[start INFORMATION SHOWN]
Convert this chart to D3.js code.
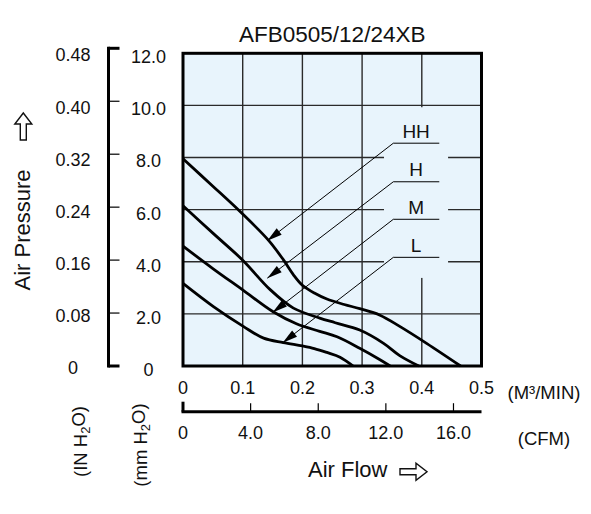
<!DOCTYPE html>
<html>
<head>
<meta charset="utf-8">
<title>AFB0505/12/24XB</title>
<script src="https://d3js.org/d3.v7.min.js"></script>
<style>
  body { margin: 0; background: #fff; }
  text { font-family: "Liberation Sans", Arial, sans-serif; fill: #111; }
</style>
</head>
<body>
<div id="canvas-1"></div>
<script>

// data: air flow (m3/min) vs static pressure (mm H2O)
var curveHH = [[0, 7.95], [0.05, 6.9], [0.096, 5.92], [0.143, 4.83], [0.168, 4.08], [0.185, 3.5],
               [0.2, 3.1], [0.22, 2.8], [0.241, 2.57], [0.27, 2.36], [0.296, 2.2], [0.33, 1.95],
               [0.363, 1.52], [0.408, 0.87], [0.465, 0]];
var curveH  = [[0, 6.15], [0.051, 5.08], [0.1, 4.06], [0.146, 2.93], [0.185, 2.22], [0.229, 1.84],
               [0.255, 1.66], [0.296, 1.38], [0.336, 0.87], [0.363, 0.4], [0.395, 0]];
var curveM  = [[0, 4.6], [0.05, 3.74], [0.1, 2.92], [0.151, 2.08], [0.19, 1.62], [0.229, 1.33],
               [0.258, 1.12], [0.296, 0.68], [0.33, 0.24], [0.347, 0]];
var curveL  = [[0, 3.17], [0.051, 2.28], [0.101, 1.52], [0.135, 1.07], [0.168, 0.9], [0.2, 0.77],
               [0.22, 0.67], [0.241, 0.52], [0.263, 0.34], [0.285, 0]];

var seriesNames = ["HH", "H", "M", "L"];
// where each leader arrow touches its curve, and the pressure of its label line
var arrowTips = {"HH": [0.1412, 4.81], "H": [0.1412, 3.37], "M": [0.150, 2.05], "L": [0.167, 0.89]};
var labelLevels = {"HH": 8.55, "H": 7.07, "M": 5.63, "L": 4.17};

// tick labels
var flowTicks = [0, 0.1, 0.2, 0.3, 0.4, 0.5];
var flowTickLabels = ["0", "0.1", "0.2", "0.3", "0.4", "0.5"];
var cfmTicks = [0, 4, 8, 12, 16];
var cfmTickLabels = ["0", "4.0", "8.0", "12.0", "16.0"];
var mmTicks = [0, 2, 4, 6, 8, 10, 12];
var mmTickLabels = ["0", "2.0", "4.0", "6.0", "8.0", "10.0", "12.0"];
var inTicks = [0, 0.08, 0.16, 0.24, 0.32, 0.40, 0.48];
var inTickLabels = ["0", "0.08", "0.16", "0.24", "0.32", "0.40", "0.48"];

var title = "AFB0505/12/24XB";

var width = 591;
var height = 514;
var plot = { left: 183, right: 481.5, top: 53.3, bottom: 366 };
var bgColor = "#e8f4fc";

var x = d3.scaleLinear().domain([0, 0.5]).range([plot.left, plot.right]);
var y = d3.scaleLinear().domain([0, 12]).range([plot.bottom, plot.top]);
var xCfm = d3.scaleLinear().domain([0, 0.5 * 35.3147]).range([plot.left, plot.right]);
var yIn = d3.scaleLinear().domain([0, 0.48]).range([plot.bottom, plot.top]);
// the bracket on the left sits a little higher than the plot
var yBracket = d3.scaleLinear().domain([0, 12]).range([366, 48.3]);

var svg = d3.select("#canvas-1")
  .append("svg")
  .attr("width", width)
  .attr("height", height);

// title
svg.append("text")
  .attr("x", (plot.left + plot.right) / 2)
  .attr("y", 41.5)
  .attr("text-anchor", "middle")
  .style("font-size", "22.5px")
  .text(title);

// plot background
svg.append("rect")
  .attr("x", plot.left).attr("y", plot.top)
  .attr("width", plot.right - plot.left).attr("height", plot.bottom - plot.top)
  .style("fill", bgColor);

// grid
var grid = svg.append("g").style("stroke", "#2a2a2a").style("stroke-width", 1.4);
grid.selectAll(".vgrid")
  .data(flowTicks.slice(1, -1))
  .enter().append("line")
  .attr("x1", d => x(d)).attr("x2", d => x(d))
  .attr("y1", plot.top).attr("y2", plot.bottom);
grid.selectAll(".hgrid")
  .data(mmTicks.slice(1, -1))
  .enter().append("line")
  .attr("x1", plot.left).attr("x2", plot.right)
  .attr("y1", d => y(d)).attr("y2", d => y(d));

// blank box behind the labels (hides the grid there)
svg.append("rect")
  .attr("x", x(0.3367)).attr("y", y(9.93))
  .attr("width", x(0.444) - x(0.3367)).attr("height", y(3.38) - y(9.93))
  .style("fill", bgColor);

// curves
var line = d3.line()
  .x(d => x(d[0]))
  .y(d => y(d[1]))
  .curve(d3.curveCatmullRom.alpha(0.5));

[curveHH, curveH, curveM, curveL].forEach(function(c) {
  svg.append("path")
    .datum(c)
    .attr("d", line)
    .style("fill", "none")
    .style("stroke", "#000")
    .style("stroke-width", 2.8)
    .style("stroke-linejoin", "round");
});

// leader lines, arrowheads and labels
var labelX0 = 0.3523, labelX1 = 0.4293, labelXc = 0.3905;
seriesNames.forEach(function(name) {
  var ly = y(labelLevels[name]);
  var tx = x(arrowTips[name][0]), ty = y(arrowTips[name][1]);
  var sx = x(labelX0);
  svg.append("polyline")
    .attr("points", [[x(labelX1), ly], [sx, ly], [tx, ty]].map(p => p.join(",")).join(" "))
    .style("fill", "none").style("stroke", "#000").style("stroke-width", 1);

  // filled arrowhead pointing at the curve
  var dx = tx - sx, dy = ty - ly;
  var len = Math.sqrt(dx * dx + dy * dy);
  var ux = dx / len, uy = dy / len;
  var headLen = 15, headHalf = 4;
  var bx = tx - ux * headLen, by = ty - uy * headLen;
  svg.append("polygon")
    .attr("points", [[tx, ty], [bx - uy * headHalf, by + ux * headHalf], [bx + uy * headHalf, by - ux * headHalf]]
      .map(p => p.join(",")).join(" "))
    .style("fill", "#000");

  svg.append("text")
    .attr("x", x(labelXc))
    .attr("y", ly - 5.5)
    .attr("text-anchor", "middle")
    .style("font-size", "19px")
    .text(name);
});

// plot frame
svg.append("rect")
  .attr("x", plot.left).attr("y", plot.top)
  .attr("width", plot.right - plot.left).attr("height", plot.bottom - plot.top)
  .style("fill", "none").style("stroke", "#000").style("stroke-width", 3);

// m3/min labels
svg.selectAll(".flowlab")
  .data(flowTicks)
  .enter().append("text")
  .attr("x", d => x(d))
  .attr("y", 394.3)
  .attr("text-anchor", "middle")
  .style("font-size", "18px")
  .text((d, i) => flowTickLabels[i]);

svg.append("text")
  .attr("x", 507.5).attr("y", 398.5)
  .style("font-size", "18.5px")
  .text("(M³/MIN)");

// CFM axis
var cfmY = 411.7;
svg.append("line")
  .attr("x1", xCfm(0) - 1.5).attr("x2", plot.right)
  .attr("y1", cfmY).attr("y2", cfmY)
  .style("stroke", "#000").style("stroke-width", 3);
svg.selectAll(".cfmtick")
  .data(cfmTicks)
  .enter().append("line")
  .attr("x1", d => xCfm(d)).attr("x2", d => xCfm(d))
  .attr("y1", d => d === 0 ? cfmY - 10 : cfmY - 8.5).attr("y2", cfmY)
  .style("stroke", "#000")
  .style("stroke-width", d => d === 0 ? 3 : 1.2);
svg.selectAll(".cfmlab")
  .data(cfmTicks)
  .enter().append("text")
  .attr("x", d => xCfm(d))
  .attr("y", 439)
  .attr("text-anchor", "middle")
  .style("font-size", "18px")
  .text((d, i) => cfmTickLabels[i]);
svg.append("text")
  .attr("x", 544).attr("y", 445)
  .attr("text-anchor", "middle")
  .style("font-size", "18.5px")
  .text("(CFM)");

// Air Flow title with outlined arrow
svg.append("text")
  .attr("x", 308).attr("y", 476.7)
  .style("font-size", "22px")
  .text("Air Flow");
drawArrow(svg, 400, 471.7, 27, 0);

// left bracket (mm H2O)
var bx0 = 108.5;
svg.append("line")
  .attr("x1", bx0).attr("x2", bx0)
  .attr("y1", yBracket(12) - 1.5).attr("y2", yBracket(0) + 1.5)
  .style("stroke", "#000").style("stroke-width", 3);
svg.selectAll(".btick")
  .data(mmTicks)
  .enter().append("line")
  .attr("x1", bx0).attr("x2", 119.5)
  .attr("y1", d => yBracket(d)).attr("y2", d => yBracket(d))
  .style("stroke", "#000")
  .style("stroke-width", d => (d === 0 || d === 12) ? 3 : 1.2);

svg.selectAll(".mmlab")
  .data(mmTicks)
  .enter().append("text")
  .attr("x", 148.5)
  .attr("y", d => y(d))
  .attr("dy", "0.55em")
  .attr("text-anchor", "middle")
  .style("font-size", "18px")
  .text((d, i) => mmTickLabels[i]);

svg.selectAll(".inlab")
  .data(inTicks)
  .enter().append("text")
  .attr("x", 73)
  .attr("y", d => yIn(d))
  .attr("dy", "0.45em")
  .attr("text-anchor", "middle")
  .style("font-size", "18px")
  .text((d, i) => inTickLabels[i]);

// Air Pressure title with outlined arrow
svg.append("text")
  .attr("transform", "translate(30,230) rotate(-90)")
  .attr("text-anchor", "middle")
  .style("font-size", "22px")
  .text("Air Pressure");
drawArrow(svg, 23.3, 140, 27, -90);

// unit labels under the left axes
unitLabel(svg, 86.5, 441.5, "(IN H");
unitLabel(svg, 146.5, 445, "(mm H");

function unitLabel(svg, px, py, head) {
  var t = svg.append("text")
    .attr("transform", `translate(${px},${py}) rotate(-90)`)
    .attr("text-anchor", "middle")
    .style("font-size", "18.5px");
  t.append("tspan").text(head);
  t.append("tspan").attr("dy", "0.25em").style("font-size", "13px").text("2");
  t.append("tspan").attr("dy", "-0.25em").text("O)");
}

// hollow block arrow; (px,py) is the tail centre, angle 0 points right
function drawArrow(svg, px, py, len, angle) {
  var shaft = 3, head = 8.5, headLen = 11;
  var pts = [[0, -shaft], [len - headLen, -shaft], [len - headLen, -head], [len, 0],
             [len - headLen, head], [len - headLen, shaft], [0, shaft]];
  svg.append("polygon")
    .attr("points", pts.map(p => p.join(",")).join(" "))
    .attr("transform", `translate(${px},${py}) rotate(${angle})`)
    .style("fill", "#fff")
    .style("stroke", "#111")
    .style("stroke-width", 1.4)
    .style("stroke-linejoin", "miter");
}

</script>
</body>
</html>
[end INFORMATION SHOWN]
TASK DETAILS: Print the data above verbatim from the first line through the line holding "[0.22, 0.67], [0.241, 0.52], [0.263, 0.34], [0.285, 0]];", leaving every picture out.

REPLY TO THE EXERCISE:
Convert this chart to D3.js code.
<!DOCTYPE html>
<html>
<head>
<meta charset="utf-8">
<title>AFB0505/12/24XB</title>
<script src="https://d3js.org/d3.v7.min.js"></script>
<style>
  body { margin: 0; background: #fff; }
  text { font-family: "Liberation Sans", Arial, sans-serif; fill: #111; }
</style>
</head>
<body>
<div id="canvas-1"></div>
<script>

// data: air flow (m3/min) vs static pressure (mm H2O)
var curveHH = [[0, 7.95], [0.05, 6.9], [0.096, 5.92], [0.143, 4.83], [0.168, 4.08], [0.185, 3.5],
               [0.2, 3.1], [0.22, 2.8], [0.241, 2.57], [0.27, 2.36], [0.296, 2.2], [0.33, 1.95],
               [0.363, 1.52], [0.408, 0.87], [0.465, 0]];
var curveH  = [[0, 6.15], [0.051, 5.08], [0.1, 4.06], [0.146, 2.93], [0.185, 2.22], [0.229, 1.84],
               [0.255, 1.66], [0.296, 1.38], [0.336, 0.87], [0.363, 0.4], [0.395, 0]];
var curveM  = [[0, 4.6], [0.05, 3.74], [0.1, 2.92], [0.151, 2.08], [0.19, 1.62], [0.229, 1.33],
               [0.258, 1.12], [0.296, 0.68], [0.33, 0.24], [0.347, 0]];
var curveL  = [[0, 3.17], [0.051, 2.28], [0.101, 1.52], [0.135, 1.07], [0.168, 0.9], [0.2, 0.77],
               [0.22, 0.67], [0.241, 0.52], [0.263, 0.34], [0.285, 0]];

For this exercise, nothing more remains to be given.